International Law Context
Considering the fact that Ghana is a vibrant actor in the comity of nations, the PWD Act could not have been enacted without considering international legal principles governing the protection of the rights of the disabled.
Thus although the PWD Act was enacted at a time the UNCRPD and its accompanying Protocol was not adopted and/or assented to or otherwise ratified by any member of the international community, the enactment of the Act, in addition to the mandatory constitutional requirements, was highly influenced by existing global discourse on the urgency for protecting disability rights at the time.
Having now ratified the UNCRPD and its accompanying Protocol, one critical issue that shall be considered in the body of this report is whether Ghana is under obligation to review its PWD Act in strict conformity with the provisions of the UNCRPD (to be discussed infra).
Evaluating the Conformity or Otherwise of the PWD Act to the UNCRPD
In terms of conformity to disability rights guaranteed under the UNCRPD, the PWD Act is analyses within the general ambit of Ghana’s international obligations imposed under the UNCRPD and for some are making some progress to consolidate in their domestic legal regimes either through national legislations or interpretation of the courts (national or regional) and other judicial tribunals.

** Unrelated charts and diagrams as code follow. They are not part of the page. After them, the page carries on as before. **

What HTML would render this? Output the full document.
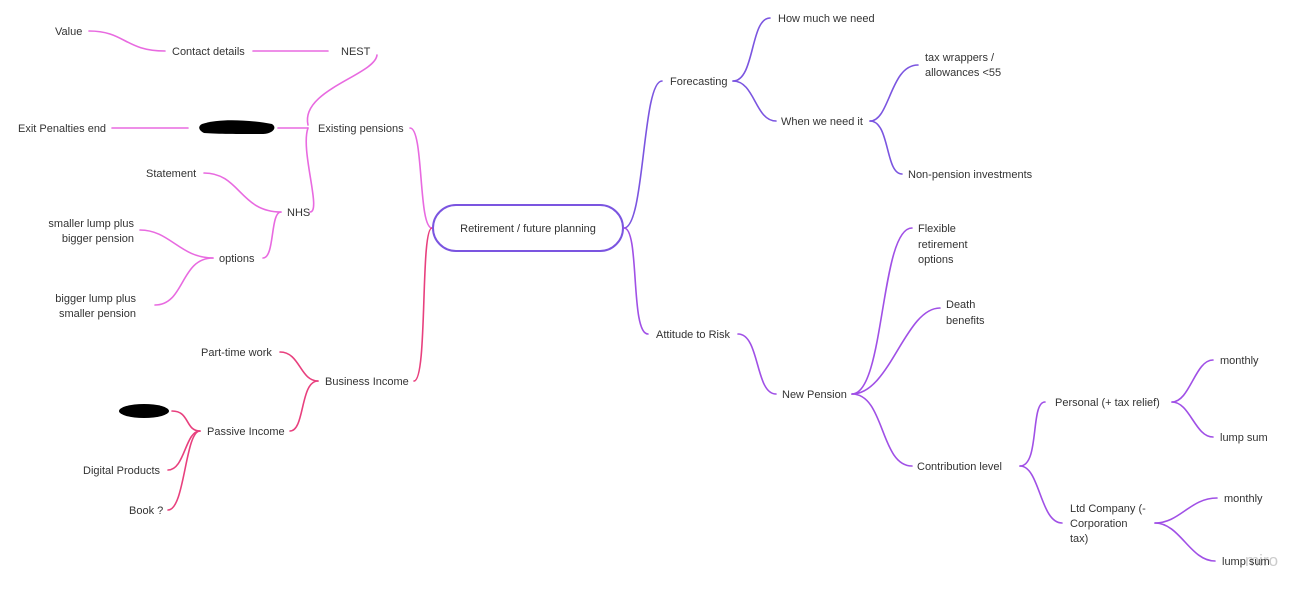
<!DOCTYPE html>
<html><head><meta charset="utf-8"><style>
html,body{margin:0;padding:0;background:#fff;width:1312px;height:592px;overflow:hidden}
svg text{font-family:"Liberation Sans",sans-serif;font-size:11px;fill:#333}
</style></head><body>
<svg width="1312" height="592" viewBox="0 0 1312 592" xmlns="http://www.w3.org/2000/svg">
<g fill="none" stroke-width="1.6" stroke-linecap="round">
<!-- left pink -->
<g stroke="#e86ae0">
<path d="M432 228 C418 228,424 128,410 128"/>
<path d="M308 125 C300 90,375 75,377 55"/>
<path d="M278 128 L308 128"/>
<path d="M310 212 C322 212,300 150,308 128"/>
<path d="M328 51 L253 51"/>
<path d="M165 51 C125 51,125 31,89 31"/>
<path d="M188 128 L112 128"/>
<path d="M281 212 C240 212,240 173,204 173"/>
<path d="M281 212 C270 212,275 258,263 258"/>
<path d="M213 258 C180 258,170 230,140 230"/>
<path d="M213 258 C180 258,185 305,155 305"/>
</g>
<g stroke="#e8407e">
<path d="M432 228 C420 228,428 381,414 381"/>
<path d="M318 381 C300 381,300 352,280 352"/>
<path d="M318 381 C300 381,305 431,290 431"/>
<path d="M200 431 C185 431,190 411,172 411"/>
<path d="M200 431 C185 431,185 470,168 470"/>
<path d="M200 431 C185 431,185 510,168 510"/>
</g>
<rect x="433" y="205" width="190" height="46" rx="23" stroke="#7b55e0" stroke-width="2"/>
<g stroke="#7b55e0">
<path d="M624 228 C645 228,642 81,662 81"/>
<path d="M733 81 C755 81,750 18,770 18"/>
<path d="M733 81 C755 81,755 121,776 121"/>
<path d="M870 121 C890 121,890 65,918 65"/>
<path d="M870 121 C890 121,885 174,902 174"/>
</g>
<g stroke="#a050e6">
<path d="M624 228 C640 228,630 334,648 334"/>
<path d="M738 334 C760 334,755 394,776 394"/>
<path d="M852 394 C885 394,880 228,912 228"/>
<path d="M852 394 C890 394,905 308,940 308"/>
<path d="M852 394 C885 394,880 466,912 466"/>
<path d="M1020 466 C1040 466,1030 402,1045 402"/>
<path d="M1020 466 C1040 466,1040 523,1062 523"/>
<path d="M1172 402 C1190 402,1195 360,1213 360"/>
<path d="M1172 402 C1190 402,1195 437,1213 437"/>
<path d="M1155 523 C1180 523,1190 498,1217 498"/>
<path d="M1155 523 C1180 523,1190 561,1215 561"/>
</g>
</g>
<!-- redactions -->
<path d="M202 124 C220 118,250 120,272 124 C278 128,272 134,262 134 C240 134,215 134,204 133 C198 130,198 126,202 124Z" fill="#000"/>
<ellipse cx="144" cy="411" rx="25" ry="7" fill="#000"/>
<text x="1245" y="566" style="font-size:17px;fill:#ccc">miro</text>
<text x="528" y="232" text-anchor="middle">Retirement / future planning</text>
<text x="55" y="35">Value</text>
<text x="172" y="55">Contact details</text>
<text x="341" y="55">NEST</text>
<text x="18" y="132">Exit Penalties end</text>
<text x="318" y="132">Existing pensions</text>
<text x="146" y="177">Statement</text>
<text x="287" y="216">NHS</text>
<text x="134" y="227" text-anchor="end">smaller lump plus</text>
<text x="134" y="242" text-anchor="end">bigger pension</text>
<text x="219" y="262">options</text>
<text x="136" y="302" text-anchor="end">bigger lump plus</text>
<text x="136" y="317" text-anchor="end">smaller pension</text>
<text x="201" y="356">Part-time work</text>
<text x="325" y="385">Business Income</text>
<text x="207" y="435">Passive Income</text>
<text x="83" y="474">Digital Products</text>
<text x="129" y="514">Book ?</text>
<text x="670" y="85">Forecasting</text>
<text x="778" y="22">How much we need</text>
<text x="781" y="125">When we need it</text>
<text x="925" y="61">tax wrappers /</text>
<text x="925" y="76">allowances &lt;55</text>
<text x="908" y="178">Non-pension investments</text>
<text x="656" y="338">Attitude to Risk</text>
<text x="782" y="398">New Pension</text>
<text x="918" y="232">Flexible</text>
<text x="918" y="248">retirement</text>
<text x="918" y="263">options</text>
<text x="946" y="308">Death</text>
<text x="946" y="324">benefits</text>
<text x="917" y="470">Contribution level</text>
<text x="1055" y="406">Personal (+ tax relief)</text>
<text x="1070" y="512">Ltd Company (-</text>
<text x="1070" y="527">Corporation</text>
<text x="1070" y="542">tax)</text>
<text x="1220" y="364">monthly</text>
<text x="1220" y="441">lump sum</text>
<text x="1224" y="502">monthly</text>
<text x="1222" y="565">lump sum</text>
</svg>
</body></html>
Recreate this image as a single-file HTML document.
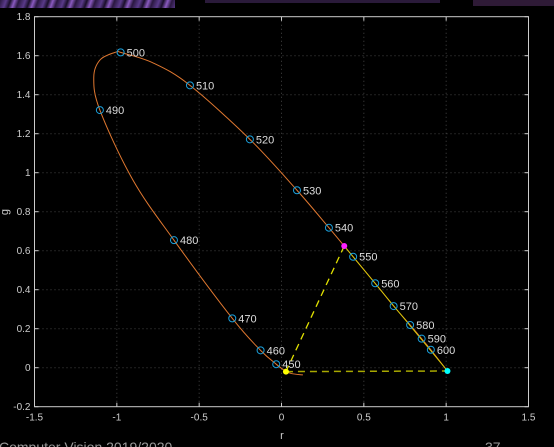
<!DOCTYPE html>
<html><head><meta charset="utf-8"><style>
html,body{margin:0;padding:0;background:#000;}
#wrap{position:relative;width:554px;height:447px;overflow:hidden;background:#000;font-family:"Liberation Sans",sans-serif;}
svg text{font-family:"Liberation Sans",sans-serif;}
</style></head><body>
<div id="wrap">
<div style="position:absolute;left:0;top:0;width:175px;height:8px;background:repeating-linear-gradient(110deg,#2a1840 0px,#5a3a8a 6px,#1a0f2a 10px,#8a5ac0 14px,#2a1840 18px);"></div>
<div style="position:absolute;left:205px;top:0;width:235px;height:3px;background:#2a1a3a;"></div>
<div style="position:absolute;left:473px;top:0;width:81px;height:6px;background:#2e1a36;"></div>
<svg id="svg" width="554" height="447" style="position:absolute;left:0;top:0"></svg>
</div>
<script>
const xTicks=[-1.5,-1,-0.5,0,0.5,1,1.5];
const xTickLabels=["-1.5","-1","-0.5","0","0.5","1","1.5"];
const yTicks=[-0.2,0,0.2,0.4,0.6,0.8,1,1.2,1.4,1.6,1.8];
const yTickLabels=["-0.2","0","0.2","0.4","0.6","0.8","1","1.2","1.4","1.6","1.8"];
const locusR=[0.13,0.06,0.02,-0.032,-0.127,-0.299,-0.653,-0.902,-1.103,-1.14,-1.1,-1.0,-0.977,-0.78,-0.556,-0.192,0.094,0.288,0.435,0.569,0.681,0.781,0.851,0.907,1.008];
const locusG=[-0.037,-0.03,-0.015,0.018,0.089,0.253,0.654,0.962,1.321,1.49,1.58,1.62,1.617,1.563,1.448,1.171,0.91,0.718,0.569,0.433,0.316,0.219,0.149,0.092,-0.017];
const markWl=[450,460,470,480,490,500,510,520,530,540,550,560,570,580,590,600];
const markR=[-0.032,-0.127,-0.299,-0.653,-1.103,-0.977,-0.556,-0.192,0.094,0.288,0.435,0.569,0.681,0.781,0.851,0.907];
const markG=[0.018,0.089,0.253,0.654,1.321,1.617,1.448,1.171,0.91,0.718,0.569,0.433,0.316,0.219,0.149,0.092];
const primR=[0.381,0.027,1.008];
const primG=[0.624,-0.02,-0.017];

const L=34.5,R=528.5,T=16.7,B=406.7;
const X=v=>L+(v+1.5)/3*(R-L);
const Y=v=>B-(v+0.2)/2*(B-T);
const svg=document.getElementById('svg');
const NS='http://www.w3.org/2000/svg';
function mk(t,a){const e=document.createElementNS(NS,t);for(const k in a)e.setAttribute(k,a[k]);svg.appendChild(e);return e;}

xTicks.forEach((v,i)=>{
  if(i>0&&i<xTicks.length-1){const g=mk('line',{x1:X(v),x2:X(v),y1:T,y2:B,stroke:'#444','stroke-dasharray':'1 3'});
  
  }
  const tk=mk('line',{x1:X(v),x2:X(v),y1:B,y2:B-4,stroke:'#ccc'});
  
  
  const tk2=mk('line',{x1:X(v),x2:X(v),y1:T,y2:T+4,stroke:'#ccc'});
  
  
  const t=mk('text',{x:X(v),y:B+14,fill:'#ccc','font-size':'10','text-anchor':'middle'});
  t.textContent=xTickLabels[i];
  
  
});
yTicks.forEach((v,i)=>{
  if(i>0&&i<yTicks.length-1){const g=mk('line',{x1:L,x2:R,y1:Y(v),y2:Y(v),stroke:'#444','stroke-dasharray':'1 3'});
  
  }
  const tk=mk('line',{x1:L,x2:L+4,y1:Y(v),y2:Y(v),stroke:'#ccc'});
  
  
  const tk2=mk('line',{x1:R,x2:R-4,y1:Y(v),y2:Y(v),stroke:'#ccc'});
  
  
  const t=mk('text',{x:L-4,y:Y(v)+3.5,fill:'#ccc','font-size':'10','text-anchor':'end'});
  t.textContent=yTickLabels[i];
  
  
});
const box=mk('rect',{x:L,y:T,width:R-L,height:B-T,fill:'none',stroke:'#ccc','stroke-width':1});



const P=locusR.map((r,i)=>[X(r),Y(locusG[i])]);
let d='M'+P[0][0]+','+P[0][1];
for(let i=0;i<P.length-1;i++){
  const p0=P[Math.max(0,i-1)],p1=P[i],p2=P[i+1],p3=P[Math.min(P.length-1,i+2)];
  d+=' C'+(p1[0]+(p2[0]-p0[0])/6)+','+(p1[1]+(p2[1]-p0[1])/6)+' '+(p2[0]-(p3[0]-p1[0])/6)+','+(p2[1]-(p3[1]-p1[1])/6)+' '+p2[0]+','+p2[1];
}
const loc=mk('path',{d:d,fill:'none',stroke:'#e07830','stroke-width':1});



const l1=mk('line',{x1:X(primR[0]),y1:Y(primG[0]),x2:X(primR[2]),y2:Y(primG[2]),stroke:'#d8d800','stroke-width':0.8});


const l2=mk('line',{x1:X(primR[0]),y1:Y(primG[0]),x2:X(primR[1]),y2:Y(primG[1]),stroke:'#e0e000','stroke-width':1.3,'stroke-dasharray':'7 5'});


const l3=mk('line',{x1:X(primR[1]),y1:Y(primG[1]),x2:X(primR[2]),y2:Y(primG[2]),stroke:'#a8a800','stroke-width':1.5,'stroke-dasharray':'7 5'});



markWl.forEach((w,i)=>{
  const c=mk('circle',{cx:X(markR[i]),cy:Y(markG[i]),r:3.5,fill:'none',stroke:'#1aa0dc','stroke-width':1});
  
  
  const t=mk('text',{x:X(markR[i])+6,y:Y(markG[i])+4,fill:'#ddd','font-size':'11'});
  t.textContent=w;
  
  
});
const cols=['#ff20ff','#ffff00','#00ffff'];
const pnames=['primary-green','primary-blue','primary-red'];
primR.forEach((r,i)=>{
  const c=mk('circle',{cx:X(r),cy:Y(primG[i]),r:3,fill:cols[i]});
  
  
});
const xl=mk('text',{x:282,y:439,fill:'#ccc','font-size':'11','text-anchor':'middle'});xl.textContent='r';


const yl=mk('text',{x:8,y:212,fill:'#ccc','font-size':'11','text-anchor':'middle',transform:'rotate(-90 8 212)'});yl.textContent='g';


const f1=mk('text',{x:-1,y:452,fill:'#9a9a9a','font-size':'14'});f1.textContent='Computer Vision 2019/2020';


const f2=mk('text',{x:485,y:452,fill:'#9a9a9a','font-size':'14'});f2.textContent='37';


</script>
</body></html>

This analysis is done with the comprehensiveness and depth of the PWD Act, its clarity and internal coherence or consistency as well as the extent to which it takes account of the general welfare of persons with disability.
In general, the PWD Act is strikingly comprehensive in its coverage of areas of welfare enhancement of disabled persons to the neglect of some of the most important provisions enshrined in the UNCRPD.
Thus although it is refreshing to observe that the PWD Act lays particular emphasis on access to public services and other fundamental rights of the disabled specifically enshrined under Article 29 of the 1992 Constitution and several provisions of the UNCRPD, including “equality and non-discrimination” under Article 5, “Accessibility” to public places and services under Article 9, “freedom from exploitation, violence and abuse” under Article 16, freedom to live independently and included in the community under Article 19, “personal mobility” among others.
Conclusion and Recommendations
Based on the analysis it is apposite to emphasise that, the PWD Act, in its current form, requires some amendment or review to fill in the gaps and put it in total conformity to the UNCRPD.
In amending or reviewing the Act, it is recommended that the drafters of a new Act should take account of those provisions of the UNCRPD which have either not been provided for in the Act at all or where provided, are not laborious enough to give complete effect to similar provisions in the UNCRPD. For instance, the Act should be redrafted to take account of the following provisions of the UNCRPD:
The rights of “women with disabilities”, the rights of “children with disabilities”, the inherent “right to life”, right to protection and safety in “situations of risk and humanitarian emergencies”, right to “equal recognition before the law” and the “liberty and security of person”.
The others are “freedom from torture or cruel, inhuman or degrading treatment or punishment”, “protecting the integrity of the person”, right to “liberty of movement and nationality”, “freedom of expression and opinion, and access to information”, “respect for privacy” and “participation in political and public life” among others.
Taking into consideration the fact that some cultures in Ghana still perceive disability as inequality, especially with regards to traditional leadership and political activism, Article 12 on equal recognition before the law is more particularly desirous of inclusion in our law.
In conclusion, this statement is adding up to the call by the Disability Right Fund (DFR) Coalition who membership comprises of the Ghana Federation of Disability Organizations, Media Caucus on Disability and MindFreedom on government to review the PWD Act.